From The Calgary Stampede

Calgary, Alberta, Canada - They're often called blacksmiths because they work with iron. They usually call themselves farriers or horseshoers. Whatever you call them, David Varini of Dalry, Ayrshire, Scotland, is the 2013 World Champion.

He first came to the Calgary Stampede's World Championship Blacksmiths' Competition (WCBC) presented by Mustad in 2004, Varini remembers, and then didn't return until 2008. That year, he was Reserve Champion.

From then on, says the 34-year old professional farrier, "It's become a bit of an obsession with me - to take it one step further and win it. I feel more relief than joy at the moment."

Between that runner-up finish in 2008, and this year's victory, Varini's best outcome at the Stampede was third last year. He did achieve a measure of success by being a member of the winning four-man team in 2010, 2011 and 2012.

"I don't do lots of competitions every year," Varini says. "The ones I do mean a lot to me, so I put in quite a lot of prep time. For 3 months prior to the Stampede, I pretty much spend my life between my anvil and my forge. I finish my day work and then it's practice, practice, practice."

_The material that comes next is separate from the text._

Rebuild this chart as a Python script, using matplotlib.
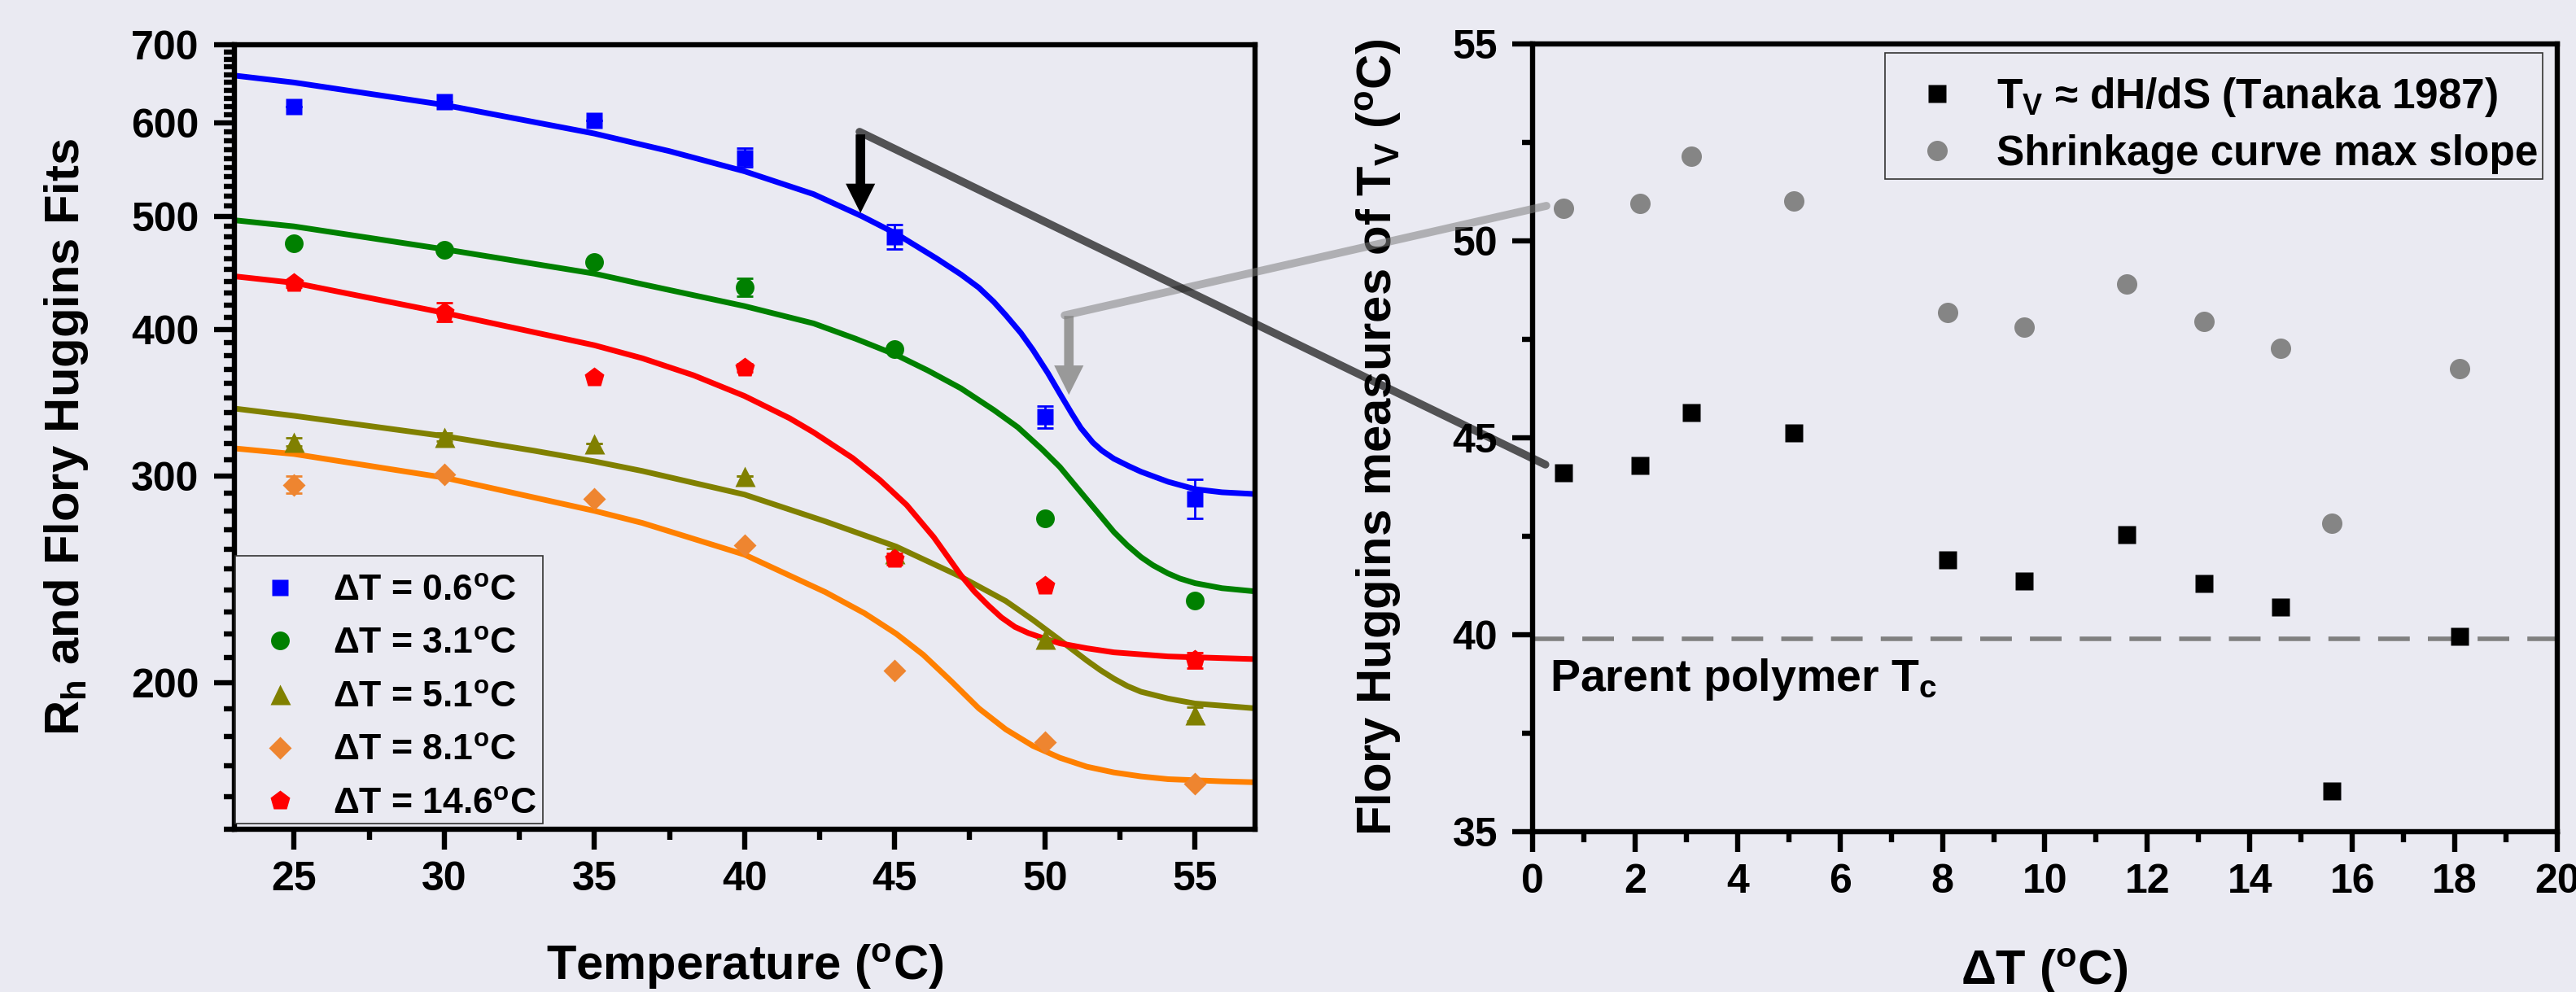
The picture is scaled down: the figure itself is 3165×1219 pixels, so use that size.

Varini's win in this year's WCBC snaps a streak of four consecutive victories by Englishman Steven Beane of Northallerton, Yorkshire. Beane was one of the five competitors who made it to Sunday's final round and finished fourth.

Three strenuous days at Heritage Park with smiths earning points in ten classes narrowed the field of 62 entrants from 15 countries down to ten competitors. The ten semi-finalists moved to the Stampede's Big Top on Sunday morning and were each tasked with shoeing the front feet of a randomly selected horse in no more than an hour. After a break to check their equipment and catch their breath, five finalists then had to shoe the back feet of that same horse.

Judges James Blurton of Wales and Canadian farrier Nathan Powell assessed each farrier's work on the quality of shoe forging, finish and nail placement as well as preparation and balance of the horses' feet in a blind judging process.

Reserve Champion, or runner-up, in the WCBC was Matthew Randles of Biddulph, Staffordshire, England, in only his second visit to the Stampede.

Randles, who also won the shoeing and forging competitions, said, "I thought it was going well. It's an amazing feeling. I can't believe it. It's a pleasure to compete against these guys. There are some top guys here - serious guys."

Grant Moon of Wales, the only five-time WCBC winner, was third this year and took the best-shod title. Beane was fourth and Englishman Jonathan Nunn was fifth.

Semi-finalists who did not make the final were Jack Casserly of England, Jesper Eriksson of Sweden, and Scotland's Devin Crerar - who was named Rookie of the Year and Englishmen David Smith and Nigel Fennell.

The four-man team draft championship went to the quartet of Nunn, Moon, Eriksson and Askel Vibe of Norway.

"In spite of a rough start, we recovered strong," commented Erik Swanby, chair of the Stampede Blacksmith committee. "We just put our heads down and went.

"Anybody in the top ten or fifteen could have won this year. It's quite a humbling experience to get to the top. I'm sure, when things settle down a little bit, I'll be able to look at it and enjoy it more."